— Begin Source material —

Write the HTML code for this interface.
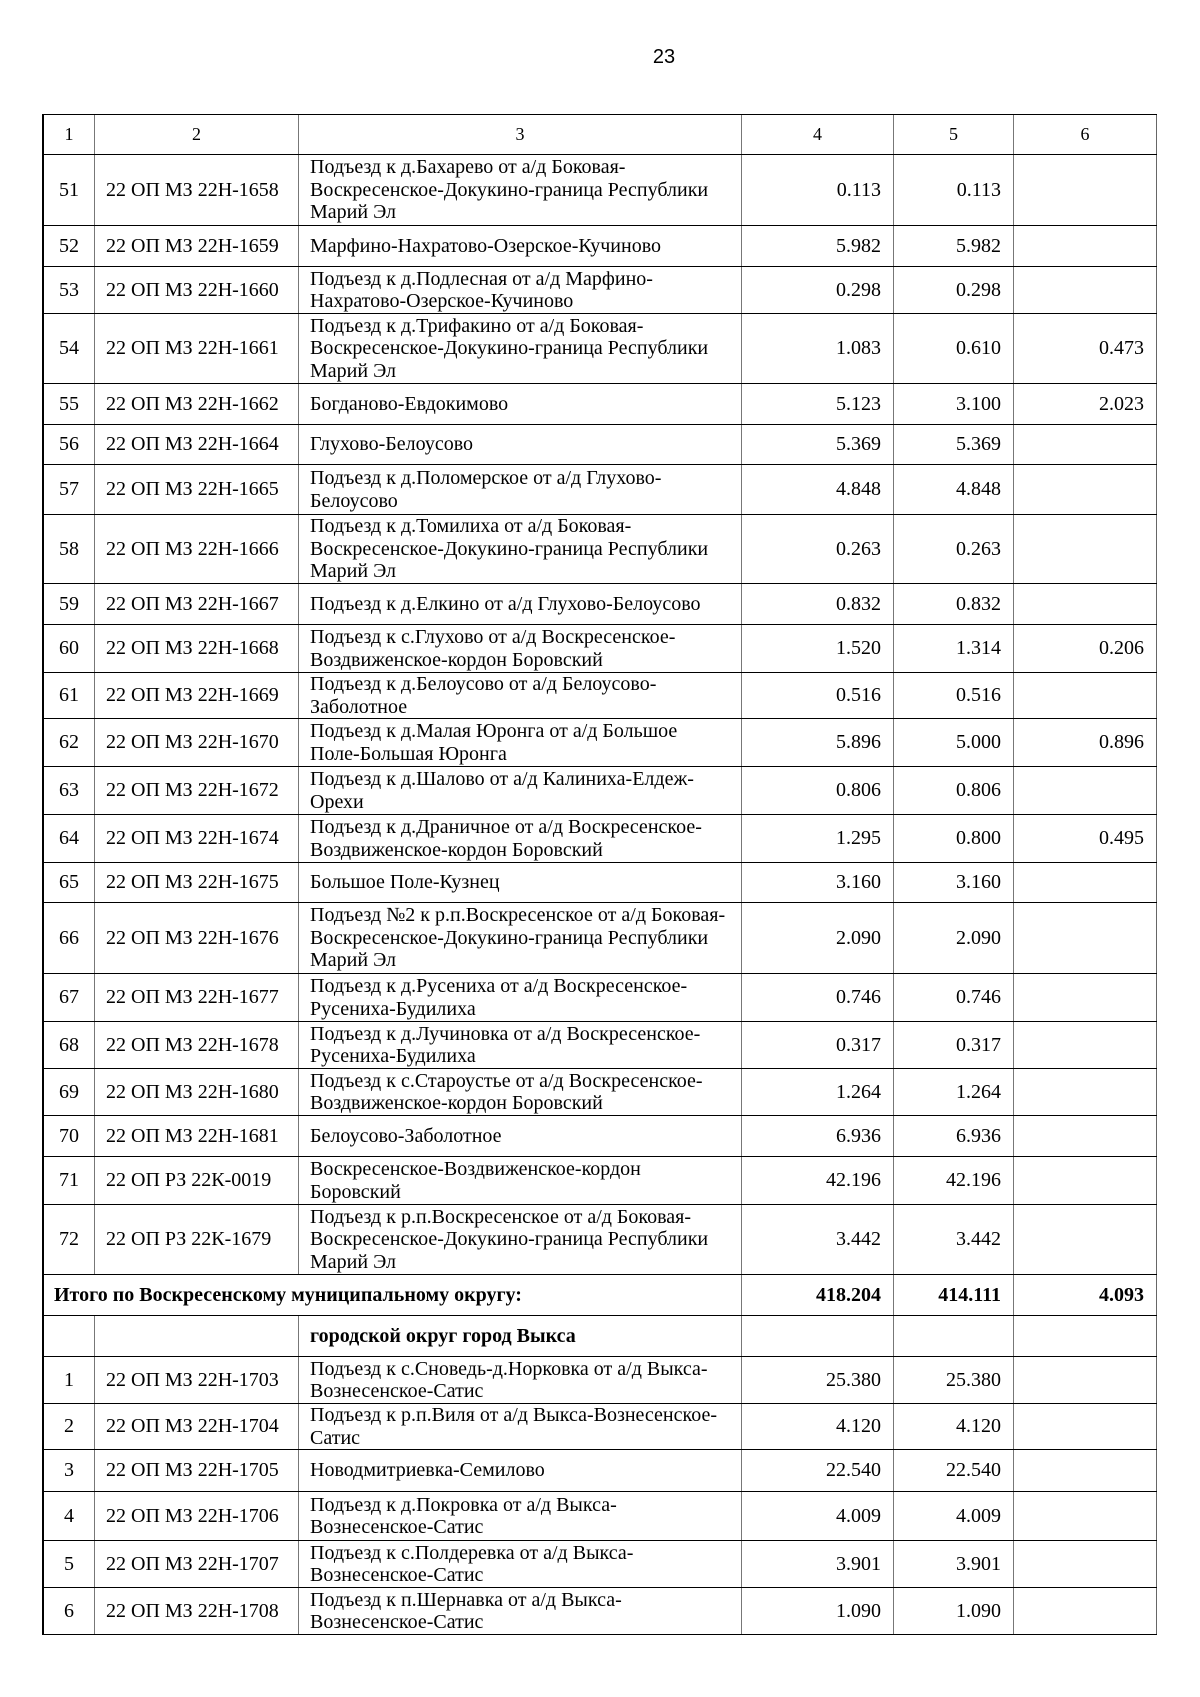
<!DOCTYPE html>
<html>
<head>
<meta charset="utf-8">
<style>
html,body{margin:0;padding:0;background:#fff;}
body{width:1200px;height:1697px;position:relative;overflow:hidden;font-family:"Liberation Serif","Noto Serif CJK SC",serif;font-size:20px;color:#000;}
.pg{position:absolute;left:614px;width:100px;top:43px;text-align:center;font-family:"Liberation Sans",sans-serif;font-size:20px;line-height:28px;}
.r{position:absolute;left:42px;width:1115px;display:flex;box-sizing:border-box;border-top:1px solid #000;border-left:2px solid #000;}
.c{box-sizing:border-box;border-right:1px solid #777;display:flex;align-items:center;height:100%;white-space:nowrap;line-height:22.5px;}
.c1{width:51px;justify-content:center;}
.c2{width:204px;padding-left:11px;}
.c3{width:443px;padding-left:11px;}
.c4{width:152px;justify-content:flex-end;padding-right:12px;}
.c5{width:120px;justify-content:flex-end;padding-right:12px;}
.c6{width:143px;justify-content:flex-end;padding-right:12px;border-right:1px solid #666;}
.h .c{justify-content:center;padding:0;font-size:18px;}
.b{font-weight:bold;}
.tot{width:698px;padding-left:10px;font-weight:bold;}
.bot{position:absolute;left:42px;width:1115px;top:1634px;height:0;border-top:1px solid #000;}
</style>
</head>
<body>
<div class="pg">23</div>

<div class="r h" style="top:114px;height:40px"><div class="c c1">1</div><div class="c c2">2</div><div class="c c3">3</div><div class="c c4">4</div><div class="c c5">5</div><div class="c c6">6</div></div>

<div class="r" style="top:154px;height:71px"><div class="c c1">51</div><div class="c c2">22 ОП МЗ 22Н-1658</div><div class="c c3"><div>Подъезд к д.Бахарево от а/д Боковая-<br>Воскресенское-Докукино-граница Республики<br>Марий Эл</div></div><div class="c c4">0.113</div><div class="c c5">0.113</div><div class="c c6"></div></div>

<div class="r" style="top:225px;height:41px"><div class="c c1">52</div><div class="c c2">22 ОП МЗ 22Н-1659</div><div class="c c3">Марфино-Нахратово-Озерское-Кучиново</div><div class="c c4">5.982</div><div class="c c5">5.982</div><div class="c c6"></div></div>

<div class="r" style="top:266px;height:47px"><div class="c c1">53</div><div class="c c2">22 ОП МЗ 22Н-1660</div><div class="c c3"><div>Подъезд к д.Подлесная от а/д Марфино-<br>Нахратово-Озерское-Кучиново</div></div><div class="c c4">0.298</div><div class="c c5">0.298</div><div class="c c6"></div></div>

<div class="r" style="top:313px;height:70px"><div class="c c1">54</div><div class="c c2">22 ОП МЗ 22Н-1661</div><div class="c c3"><div>Подъезд к д.Трифакино от а/д Боковая-<br>Воскресенское-Докукино-граница Республики<br>Марий Эл</div></div><div class="c c4">1.083</div><div class="c c5">0.610</div><div class="c c6">0.473</div></div>

<div class="r" style="top:383px;height:41px"><div class="c c1">55</div><div class="c c2">22 ОП МЗ 22Н-1662</div><div class="c c3">Богданово-Евдокимово</div><div class="c c4">5.123</div><div class="c c5">3.100</div><div class="c c6">2.023</div></div>

<div class="r" style="top:424px;height:40px"><div class="c c1">56</div><div class="c c2">22 ОП МЗ 22Н-1664</div><div class="c c3">Глухово-Белоусово</div><div class="c c4">5.369</div><div class="c c5">5.369</div><div class="c c6"></div></div>

<div class="r" style="top:464px;height:50px"><div class="c c1">57</div><div class="c c2">22 ОП МЗ 22Н-1665</div><div class="c c3"><div>Подъезд к д.Поломерское от а/д Глухово-<br>Белоусово</div></div><div class="c c4">4.848</div><div class="c c5">4.848</div><div class="c c6"></div></div>

<div class="r" style="top:514px;height:69px"><div class="c c1">58</div><div class="c c2">22 ОП МЗ 22Н-1666</div><div class="c c3"><div>Подъезд к д.Томилиха от а/д Боковая-<br>Воскресенское-Докукино-граница Республики<br>Марий Эл</div></div><div class="c c4">0.263</div><div class="c c5">0.263</div><div class="c c6"></div></div>

<div class="r" style="top:583px;height:41px"><div class="c c1">59</div><div class="c c2">22 ОП МЗ 22Н-1667</div><div class="c c3">Подъезд к д.Елкино от а/д Глухово-Белоусово</div><div class="c c4">0.832</div><div class="c c5">0.832</div><div class="c c6"></div></div>

<div class="r" style="top:624px;height:48px"><div class="c c1">60</div><div class="c c2">22 ОП МЗ 22Н-1668</div><div class="c c3"><div>Подъезд к с.Глухово от а/д Воскресенское-<br>Воздвиженское-кордон Боровский</div></div><div class="c c4">1.520</div><div class="c c5">1.314</div><div class="c c6">0.206</div></div>

<div class="r" style="top:672px;height:46px"><div class="c c1">61</div><div class="c c2">22 ОП МЗ 22Н-1669</div><div class="c c3"><div>Подъезд к д.Белоусово от а/д Белоусово-<br>Заболотное</div></div><div class="c c4">0.516</div><div class="c c5">0.516</div><div class="c c6"></div></div>

<div class="r" style="top:718px;height:48px"><div class="c c1">62</div><div class="c c2">22 ОП МЗ 22Н-1670</div><div class="c c3"><div>Подъезд к д.Малая Юронга от а/д Большое<br>Поле-Большая Юронга</div></div><div class="c c4">5.896</div><div class="c c5">5.000</div><div class="c c6">0.896</div></div>

<div class="r" style="top:766px;height:48px"><div class="c c1">63</div><div class="c c2">22 ОП МЗ 22Н-1672</div><div class="c c3"><div>Подъезд к д.Шалово от а/д Калиниха-Елдеж-<br>Орехи</div></div><div class="c c4">0.806</div><div class="c c5">0.806</div><div class="c c6"></div></div>

<div class="r" style="top:814px;height:48px"><div class="c c1">64</div><div class="c c2">22 ОП МЗ 22Н-1674</div><div class="c c3"><div>Подъезд к д.Драничное от а/д Воскресенское-<br>Воздвиженское-кордон Боровский</div></div><div class="c c4">1.295</div><div class="c c5">0.800</div><div class="c c6">0.495</div></div>

<div class="r" style="top:862px;height:40px"><div class="c c1">65</div><div class="c c2">22 ОП МЗ 22Н-1675</div><div class="c c3">Большое Поле-Кузнец</div><div class="c c4">3.160</div><div class="c c5">3.160</div><div class="c c6"></div></div>

<div class="r" style="top:902px;height:71px"><div class="c c1">66</div><div class="c c2">22 ОП МЗ 22Н-1676</div><div class="c c3"><div>Подъезд №2 к р.п.Воскресенское от а/д Боковая-<br>Воскресенское-Докукино-граница Республики<br>Марий Эл</div></div><div class="c c4">2.090</div><div class="c c5">2.090</div><div class="c c6"></div></div>

<div class="r" style="top:973px;height:48px"><div class="c c1">67</div><div class="c c2">22 ОП МЗ 22Н-1677</div><div class="c c3"><div>Подъезд к д.Русениха от а/д Воскресенское-<br>Русениха-Будилиха</div></div><div class="c c4">0.746</div><div class="c c5">0.746</div><div class="c c6"></div></div>

<div class="r" style="top:1021px;height:47px"><div class="c c1">68</div><div class="c c2">22 ОП МЗ 22Н-1678</div><div class="c c3"><div>Подъезд к д.Лучиновка от а/д Воскресенское-<br>Русениха-Будилиха</div></div><div class="c c4">0.317</div><div class="c c5">0.317</div><div class="c c6"></div></div>

<div class="r" style="top:1068px;height:47px"><div class="c c1">69</div><div class="c c2">22 ОП МЗ 22Н-1680</div><div class="c c3"><div>Подъезд к с.Староустье от а/д Воскресенское-<br>Воздвиженское-кордон Боровский</div></div><div class="c c4">1.264</div><div class="c c5">1.264</div><div class="c c6"></div></div>

<div class="r" style="top:1115px;height:41px"><div class="c c1">70</div><div class="c c2">22 ОП МЗ 22Н-1681</div><div class="c c3">Белоусово-Заболотное</div><div class="c c4">6.936</div><div class="c c5">6.936</div><div class="c c6"></div></div>

<div class="r" style="top:1156px;height:48px"><div class="c c1">71</div><div class="c c2">22 ОП РЗ 22К-0019</div><div class="c c3"><div>Воскресенское-Воздвиженское-кордон<br>Боровский</div></div><div class="c c4">42.196</div><div class="c c5">42.196</div><div class="c c6"></div></div>

<div class="r" style="top:1204px;height:70px"><div class="c c1">72</div><div class="c c2">22 ОП РЗ 22К-1679</div><div class="c c3"><div>Подъезд к р.п.Воскресенское от а/д Боковая-<br>Воскресенское-Докукино-граница Республики<br>Марий Эл</div></div><div class="c c4">3.442</div><div class="c c5">3.442</div><div class="c c6"></div></div>

<div class="r" style="top:1274px;height:41px"><div class="c tot">Итого по Воскресенскому муниципальному округу:</div><div class="c c4 b">418.204</div><div class="c c5 b">414.111</div><div class="c c6 b">4.093</div></div>

<div class="r" style="top:1315px;height:41px"><div class="c c1"></div><div class="c c2"></div><div class="c c3 b">городской округ город Выкса</div><div class="c c4"></div><div class="c c5"></div><div class="c c6"></div></div>

<div class="r" style="top:1356px;height:47px"><div class="c c1">1</div><div class="c c2">22 ОП МЗ 22Н-1703</div><div class="c c3"><div>Подъезд к с.Сноведь-д.Норковка от а/д Выкса-<br>Вознесенское-Сатис</div></div><div class="c c4">25.380</div><div class="c c5">25.380</div><div class="c c6"></div></div>

<div class="r" style="top:1403px;height:46px"><div class="c c1">2</div><div class="c c2">22 ОП МЗ 22Н-1704</div><div class="c c3"><div>Подъезд к р.п.Виля от а/д Выкса-Вознесенское-<br>Сатис</div></div><div class="c c4">4.120</div><div class="c c5">4.120</div><div class="c c6"></div></div>

<div class="r" style="top:1449px;height:42px"><div class="c c1">3</div><div class="c c2">22 ОП МЗ 22Н-1705</div><div class="c c3">Новодмитриевка-Семилово</div><div class="c c4">22.540</div><div class="c c5">22.540</div><div class="c c6"></div></div>

<div class="r" style="top:1491px;height:49px"><div class="c c1">4</div><div class="c c2">22 ОП МЗ 22Н-1706</div><div class="c c3"><div>Подъезд к д.Покровка от а/д Выкса-<br>Вознесенское-Сатис</div></div><div class="c c4">4.009</div><div class="c c5">4.009</div><div class="c c6"></div></div>

<div class="r" style="top:1540px;height:47px"><div class="c c1">5</div><div class="c c2">22 ОП МЗ 22Н-1707</div><div class="c c3"><div>Подъезд к с.Полдеревка от а/д Выкса-<br>Вознесенское-Сатис</div></div><div class="c c4">3.901</div><div class="c c5">3.901</div><div class="c c6"></div></div>

<div class="r" style="top:1587px;height:47px"><div class="c c1">6</div><div class="c c2">22 ОП МЗ 22Н-1708</div><div class="c c3"><div>Подъезд к п.Шернавка от а/д Выкса-<br>Вознесенское-Сатис</div></div><div class="c c4">1.090</div><div class="c c5">1.090</div><div class="c c6"></div></div>

<div class="bot"></div>
</body>
</html>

— End Source material —

### [Request]
Copy nothing but the lines from the first one in the listing through the line with "ОП МЗ 22Н-1658</div><div", and omit the pictures.

### [Written response]
Write the HTML code for this interface.
<!DOCTYPE html>
<html>
<head>
<meta charset="utf-8">
<style>
html,body{margin:0;padding:0;background:#fff;}
body{width:1200px;height:1697px;position:relative;overflow:hidden;font-family:"Liberation Serif","Noto Serif CJK SC",serif;font-size:20px;color:#000;}
.pg{position:absolute;left:614px;width:100px;top:43px;text-align:center;font-family:"Liberation Sans",sans-serif;font-size:20px;line-height:28px;}
.r{position:absolute;left:42px;width:1115px;display:flex;box-sizing:border-box;border-top:1px solid #000;border-left:2px solid #000;}
.c{box-sizing:border-box;border-right:1px solid #777;display:flex;align-items:center;height:100%;white-space:nowrap;line-height:22.5px;}
.c1{width:51px;justify-content:center;}
.c2{width:204px;padding-left:11px;}
.c3{width:443px;padding-left:11px;}
.c4{width:152px;justify-content:flex-end;padding-right:12px;}
.c5{width:120px;justify-content:flex-end;padding-right:12px;}
.c6{width:143px;justify-content:flex-end;padding-right:12px;border-right:1px solid #666;}
.h .c{justify-content:center;padding:0;font-size:18px;}
.b{font-weight:bold;}
.tot{width:698px;padding-left:10px;font-weight:bold;}
.bot{position:absolute;left:42px;width:1115px;top:1634px;height:0;border-top:1px solid #000;}
</style>
</head>
<body>
<div class="pg">23</div>

<div class="r h" style="top:114px;height:40px"><div class="c c1">1</div><div class="c c2">2</div><div class="c c3">3</div><div class="c c4">4</div><div class="c c5">5</div><div class="c c6">6</div></div>

<div class="r" style="top:154px;height:71px"><div class="c c1">51</div><div class="c c2">22 ОП МЗ 22Н-1658</div><div class="c c3"><div>Подъезд к д.Бахарево от а/д Боковая-<br>Воскресенское-Докукино-граница Республики<br>Марий Эл</div></div><div class="c c4">0.113</div><div class="c c5">0.113</div><div class="c c6"></div></div>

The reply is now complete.